Health experts and researchers met in the Kenyan capital Tuesday to explore ways of eradicating malaria, the world's deadliest infectious disease that kills around 900,000 people every year.
Key among the strategies for the fifth Multilateral Initiative on Malaria is the development of an effective anti-malaria vaccine, a project scientists have been researching since the late 80s.
The experts were to launch later Tuesday a status report on the Phase 3 trials of the vaccine known as RTS,S targeted to be at least 50 percent effective against the severe form of malaria and to last up to one year.
The RTS,S is the most clinically advanced malaria vaccine so far, according to the Malaria Vaccine Initiative (MVI).
Results of Phase 2 trials, which were announced last year, showed 53 percent efficacy against clinical malaria in young children.
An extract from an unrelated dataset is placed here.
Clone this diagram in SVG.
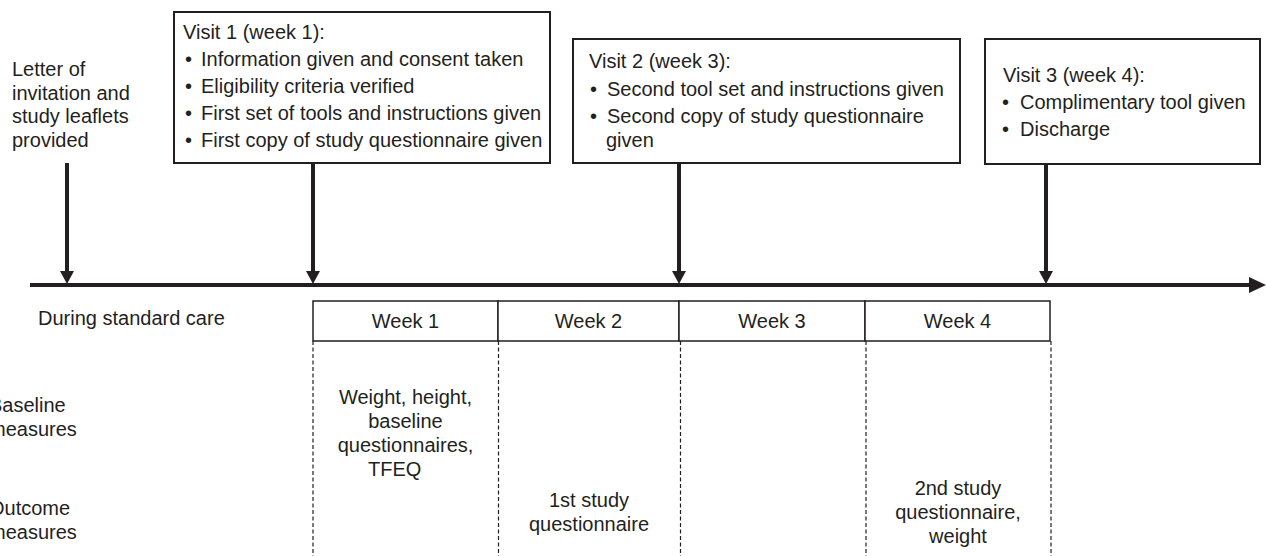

"History has shown us that a vaccine would add a powerful, cost-effective way to save lives and help eliminate this disease," MVI's director Christian Loucq said in a statement Monday.
Clinical trials for the third phase are being carried out in seven African countries and will involve up to 16,000 children aged between six weeks to 17 months.
The third phase monitors safety and potential side effects and evaluates efficacy on a large scale.
If successful, the phase three testing and license of the vaccine would make it a "first generation malaria vaccine that is at least 50 percent effective against severe disease and death and lasts more than one year," MVI said.
The vaccine is primarily intended for infants and children under five who are the most vulnerable to malaria.
In 2006, the international community set a long-term goal of having by 2025 a malaria vaccine that would be at least 80 percent effective against the less severe forms of the disease and last longer than four years.
Other strategies include blocking transmission of malaria from mosquitoes to humans by breaking the lifecycle of the malaria parasite as well as a vaccine against Plasmodium vivax, the less severe but more widespread malaria type.
The Nairobi conference kicked off on Sunday and will close on Friday.